"A Man's a Man for all that!" - Rabbie Burns
Feb 8, 2011
Last week, after the heroic fight against Mubarak's violent thugs, it seemed that the peoples revolution might have gained an unstoppable momentum that would lead to his swift departure. This outcome appeared more likely as the US government appeared to be further nuancing it's earlier stance and appeared to be signaling a desire to see Mubarak's swift departure.
As a new week dawned things started to look a little less certain however. This is the nature of revolutions - their course is only predictable with hindsight. The Mubarak regime dug in and adopted what at first sight appear to be contradictory actions. These actions however bought it some breathing space.
In the face of intense international criticism they called back their violent thugs and their crude attempt to create chaos and violent instability. At the same time they had unleashed a major assault on the media in an attempt to control the flow of news about the revolution. This was coupled with a mixture of soothing noises about change, suggestions that the revolution was narrowly supported and a mixture of threats and appeasement via the state controlled media. The regime was in effect trying to buy itself time and this strategy appears to have worked for now.
It is a strategy that also wrong footed the US. Towards the end of last week the US assessment was, no doubt, that events were spiralling and that the quick departure of Mubarak would lead to a less not a more volatile situation. As the regime has dug in though, the US stance of last week perhaps began to look to the US government like it might leave them on the wrong side of events. What if Mubarak and the regime managed to hang on in a situation where the US had apparently been calling for him to go? What then for their relationship with this regime? Such calculations have no doubt fuelled the slight softening of the stance of the US in recent days.
Whatever the position of the US though this revolution still belongs to the Egyptian people. Taking their protests at face value it seems clear that the position of all the groups involved - including the Muslim Brotherhood - is that they want to see a change to a democratic state - one in which there is freedom of association, freedom of the press, free speech and a freedom to take part on political activity.
The big question now for the protesters must be how best to achieve this overall aim. Is it possible that the slogan "Mubarak must go now" might actually compromise this larger and more significant aim?
I am beginning to conclude that it might. Mubarak is a stubborn and proud man and it looks unlikely that he will step down unless there is a sea change in the way the protests are being conducted. That could only mean entering a new period of revolutionary activity - trying to take over state institutions for example such as the State TV or occupying the Presidential palace or an all out strike. The problem with that strategy would be that this would play into the regimes hands. It seems unlikely the army would stand by and do nothing faced with events escalating in that way. This approach is an option for the protesters but if they were to choose that course then the end of last week was probably the flood tide for that too happen.
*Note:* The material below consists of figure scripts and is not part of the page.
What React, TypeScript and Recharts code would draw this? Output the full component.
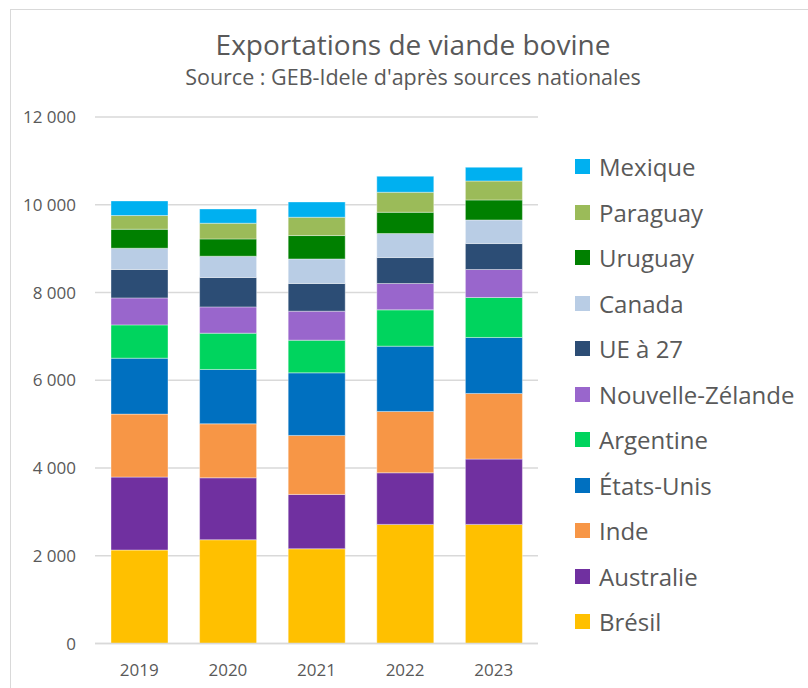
import React from "react";
import { BarChart, Bar, XAxis, YAxis, CartesianGrid, Legend } from "recharts";

// Exportations de viande bovine (milliers de tonnes éq. carcasse)
const years = ["2019", "2020", "2021", "2022", "2023"];

const bresil = [2130, 2365, 2159, 2715, 2715];
const australie = [1663, 1412, 1239, 1176, 1488];
const inde = [1435, 1230, 1344, 1398, 1496];
const etatsUnis = [1275, 1239, 1427, 1488, 1276];
const argentine = [759, 827, 744, 827, 911];
const nouvelleZelande = [615, 599, 661, 601, 638];
const ue27 = [647, 670, 631, 592, 592];
const canada = [485, 485, 560, 547, 538];
const uruguay = [433, 394, 533, 485, 455];
const paraguay = [312, 358, 417, 456, 433];
const mexique = [333, 325, 349, 364, 312];

const yTicks = [0, 2000, 4000, 6000, 8000, 10000, 12000];

const series = [
  { key: "Brésil", values: bresil, color: "#FFC000" },
  { key: "Australie", values: australie, color: "#7030A0" },
  { key: "Inde", values: inde, color: "#F79646" },
  { key: "États-Unis", values: etatsUnis, color: "#0070C0" },
  { key: "Argentine", values: argentine, color: "#00D45E" },
  { key: "Nouvelle-Zélande", values: nouvelleZelande, color: "#9966CC" },
  { key: "UE à 27", values: ue27, color: "#2C4D75" },
  { key: "Canada", values: canada, color: "#B9CDE5" },
  { key: "Uruguay", values: uruguay, color: "#008000" },
  { key: "Paraguay", values: paraguay, color: "#9BBB59" },
  { key: "Mexique", values: mexique, color: "#00B0F0" },
];

const data = years.map((year, i) => {
  const row: Record<string, string | number> = { year };
  series.forEach((s) => {
    row[s.key] = s.values[i];
  });
  return row;
});

const FONT = "'Open Sans', sans-serif";
const TEXT = "#595959";

const formatTick = (v: number) =>
  v >= 1000 ? `${Math.floor(v / 1000)} ${String(v % 1000).padStart(3, "0")}` : String(v);

function LegendList() {
  return (
    <div style={{ fontFamily: FONT }}>
      {[...series].reverse().map((s) => (
        <div
          key={s.key}
          style={{ display: "flex", alignItems: "center", height: 45.5 }}
        >
          <span
            style={{
              display: "inline-block",
              width: 15,
              height: 15,
              background: s.color,
              marginRight: 9,
            }}
          />
          <span style={{ fontSize: 24, color: TEXT, whiteSpace: "nowrap" }}>
            {s.key}
          </span>
        </div>
      ))}
    </div>
  );
}

export default function App() {
  return (
    <div
      style={{
        position: "absolute",
        left: 0,
        top: 0,
        width: 808,
        height: 688,
        overflow: "hidden",
        background: "#fff",
      }}
    >
      <div
        style={{
          position: "absolute",
          left: 10,
          top: 9,
          width: 900,
          height: 900,
          border: "1.5px solid #d9d9d9",
        }}
      />
      <div
        style={{
          position: "absolute",
          left: 0,
          width: 826,
          top: 24,
          textAlign: "center",
          fontFamily: FONT,
          fontSize: 28,
          color: TEXT,
          lineHeight: "40px",
        }}
      >
        Exportations de viande bovine
      </div>
      <div
        style={{
          position: "absolute",
          left: 0,
          width: 826,
          top: 62,
          textAlign: "center",
          fontFamily: FONT,
          fontSize: 21.5,
          color: TEXT,
          lineHeight: "30px",
        }}
      >
        Source : GEB-Idele d'après sources nationales
      </div>
      <div style={{ position: "absolute", left: 0, top: 0 }}>
        <BarChart
          width={808}
          height={688}
          data={data}
          margin={{ top: 117, right: 270, bottom: 14.5, left: 25 }}
        >
          <CartesianGrid vertical={false} stroke="#d9d9d9" strokeWidth={1.5} />
          <XAxis
            dataKey="year"
            height={30}
            axisLine={{ stroke: "#d9d9d9", strokeWidth: 1.5 }}
            tickLine={false}
            tickSize={0}
            tickMargin={20}
            tick={{ fill: TEXT, fontSize: 17, fontFamily: FONT }}
          />
          <YAxis
            width={70}
            domain={[0, 12000]}
            ticks={yTicks}
            axisLine={false}
            tickLine={false}
            tickSize={0}
            tickMargin={19}
            tickFormatter={formatTick}
            tick={{ fill: TEXT, fontSize: 17, fontFamily: FONT }}
          />
          {series.map((s) => (
            <Bar
              key={s.key}
              dataKey={s.key}
              stackId="a"
              fill={s.color}
              barSize={57}
              stroke="#ffffff"
              strokeOpacity={0.5}
              strokeWidth={0.75}
              isAnimationActive={false}
            />
          ))}
          <Legend
            layout="vertical"
            align="center"
            verticalAlign="middle"
            content={() => <LegendList />}
            wrapperStyle={{ left: 575, top: 144, width: 233 }}
          />
        </BarChart>
      </div>
    </div>
  );
}
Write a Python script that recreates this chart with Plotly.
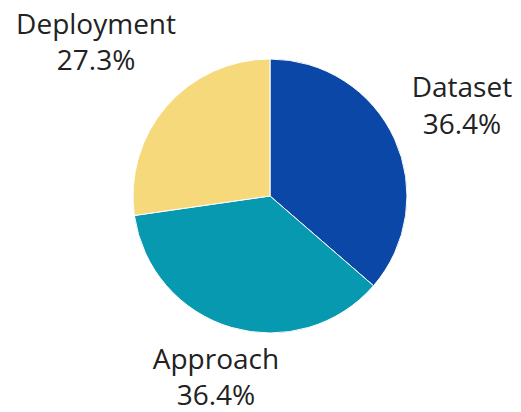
import numpy as np
import plotly.graph_objects as go

labels = ["Dataset", "Approach", "Deployment"]
values = [4, 4, 3]
colors = ["#0a47a6", "#0799b0", "#f6d97b"]

# layout constants (pixels)
W, H = 521, 412
CX, CY, R = 270, 196, 137
# label distance from centre, in pie radii
label_dist = np.array([1.54, 1.40, 1.68])

dom = dict(x=[(CX - R) / W, (CX + R) / W],
           y=[(H - CY - R) / H, (H - CY + R) / H])

vals = np.array(values, dtype=float)
total = vals.sum()
cum = np.cumsum(vals)
mid = np.deg2rad((cum - vals / 2) / total * 360.0)
pct = vals / total * 100
texts = [f"{l}<br>{p:.1f}%" for l, p in zip(labels, pct)]

fig = go.Figure()
fig.add_trace(go.Pie(
    labels=labels,
    values=values,
    sort=False,
    direction="clockwise",
    rotation=0,
    marker=dict(colors=colors, line=dict(color="white", width=1)),
    textinfo="none",
    showlegend=False,
    hoverinfo="label+percent",
    domain=dom,
    automargin=False,
))
fig.add_trace(go.Scatter(
    x=label_dist * np.sin(mid),
    y=label_dist * np.cos(mid),
    mode="text",
    text=texts,
    textposition="middle center",
    textfont=dict(family="Open Sans", size=28, color="#222222"),
    cliponaxis=False,
    showlegend=False,
    hoverinfo="skip",
))
fig.update_layout(
    width=W, height=H,
    margin=dict(l=0, r=0, t=0, b=0),
    paper_bgcolor="white",
    plot_bgcolor="rgba(0,0,0,0)",
    xaxis=dict(visible=False, range=[-CX / R, (W - CX) / R], fixedrange=True),
    yaxis=dict(visible=False, range=[-(H - CY) / R, CY / R], fixedrange=True),
)
fig.write_html("out.html")
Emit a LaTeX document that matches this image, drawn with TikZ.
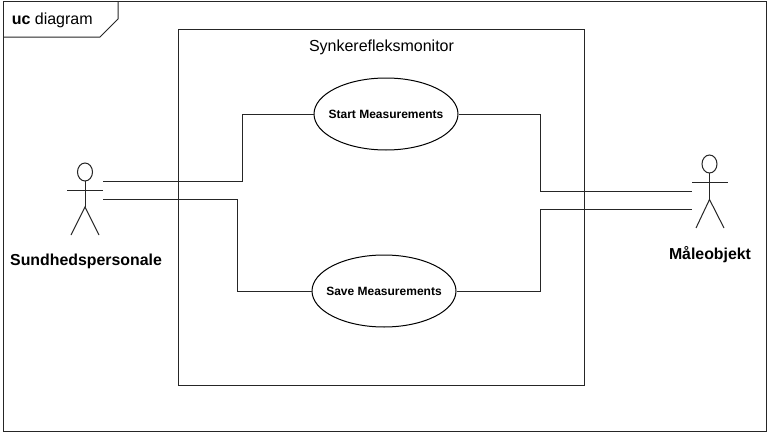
\documentclass[tikz,border=0pt]{standalone}
\usepackage{fontspec}
\setmainfont{Liberation Sans}
\usetikzlibrary{shapes.geometric}
\tikzset{
  line/.style={draw=black!85,line width=0.75pt},
  usecase/.style={ellipse,draw=black,line width=0.75pt,fill=white,minimum width=108pt,minimum height=54pt,inner sep=0pt,font=\bfseries\fontsize{9}{10}\selectfont},
  actorlabel/.style={inner sep=0pt,font=\bfseries\fontsize{11.9}{13}\selectfont},
  plainlabel/.style={inner sep=0pt,font=\fontsize{12}{14}\selectfont}
}
\begin{document}
\begin{tikzpicture}[x=0.75pt,y=-0.75pt]
\useasboundingbox (0,0) rectangle (768,432);
\fill[white] (0,0) rectangle (768,432);
% frame
\draw[line] (3,1) rectangle (766.5,431);
\draw[line] (3,37) -- (100,37) -- (118,19) -- (118,1);
\node[plainlabel,anchor=base west] (title) at (11.5,24) {\textbf{uc} diagram};
% system
\draw[line] (178,29) rectangle (584,385);
\node[plainlabel] (sys) at (381.5,47.5) {Synkerefleksmonitor};
% use cases
\node[usecase] (start) at (386,114) {\makebox[0pt]{Start Measurements}};
\node[usecase] (save) at (384,291) {\makebox[0pt]{\raisebox{-0.5pt}{Save Measurements}}};
% left actor
\draw[line] (85,172) ellipse (7.5 and 9);
\draw[line] (85,181) -- (85,207);
\draw[line] (67,190) -- (103,190);
\draw[line] (71,235) -- (85,207) -- (99,235);
\node[actorlabel] (sund) at (86,261.5) {Sundhedspersonale};
% right actor
\draw[line] (709.5,164) ellipse (7.5 and 9);
\draw[line] (709.5,173) -- (709.5,199.5);
\draw[line] (692,182.5) -- (728,182.5);
\draw[line] (696,228) -- (709.5,199.5) -- (724,228);
\node[actorlabel] (maale) at (710,254.5) {Måleobjekt};
% connector ends
\coordinate (la) at (103,181);
\coordinate (lb) at (103,199);
\coordinate (ra) at (692,191);
\coordinate (rb) at (692,209);
% connectors
\draw[line] (la) -- (242.7,181) -- (242.7,114) -- (start.west);
\draw[line] (lb) -- (237.7,199) -- (237.7,291) -- (save.west);
\draw[line] (start.east) -- (540.6,114) -- (540.6,191) -- (ra);
\draw[line] (save.east) -- (540.6,291) -- (540.6,209) -- (rb);
\end{tikzpicture}
\end{document}
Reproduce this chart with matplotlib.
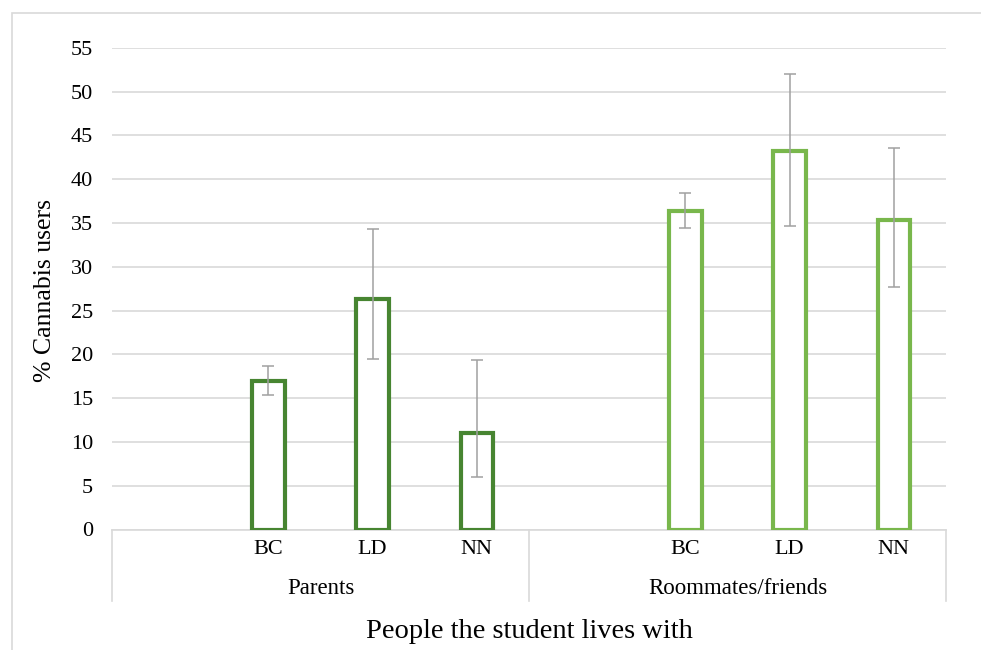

They may not now have sufficient momentum to adopt that kind of strategy.
So what would I do in their place? I think at this stage their best course is not to call for Mubarak to actually go but rather to present a series of demands that in practice prevent the regime from conducting itself as a dictatorship during the period leading to free elections.
I think the protesters should begin to focus on changes to the way the system works which ensure that Egyptians can exercise free speech, free assembly and political activity from here on in. If they can achieve significant interim changes then they can in effect make Mubarak and the regime irrelevant and incapable of stopping change. Such demands would be legitimate and it would be very difficult for the regime to justify refusing such demands.
There is no doubt that Mubarak is going to leave power one way or another. The protesters arguably would now be better raising their sights and focusing on the bigger and longer game here. Mubarak is perhaps now a distraction.
The real issue is that Egyptians need their freedoms guaranteed and protected by the state and it is changes in this area that should be the priority. This may not have the symbolic value that Mubarak's departure would have but these types of changes will in the long run do much more to ensure that the Egyptian people achieve their aim of a free democracy.
The difficulty with this strategy of course is that it is much easier to rally people around simple slogans such as "Mubark must go now" than it is around more complex messages. Therein lies the condundrum for this revolution. A simple slogan more easily mobilises the people but may well not achieve the real aims of the revolution.
Update: The Egyptian regime appears to have offered some further concessions and "sweeteners" - Some reports suggest that Suleiman has said that there will be no attempt to track down and persecute the pro-democracy protestors ( get it in writing guys !). The regime is also trying bribery by announcing significant wage rises for public sector workers. On the other side the protestors are maintaining more mementum than some had feared might be the case this week - another very large rally underway in Tahir square today. Can they keep it up and outlast the regime?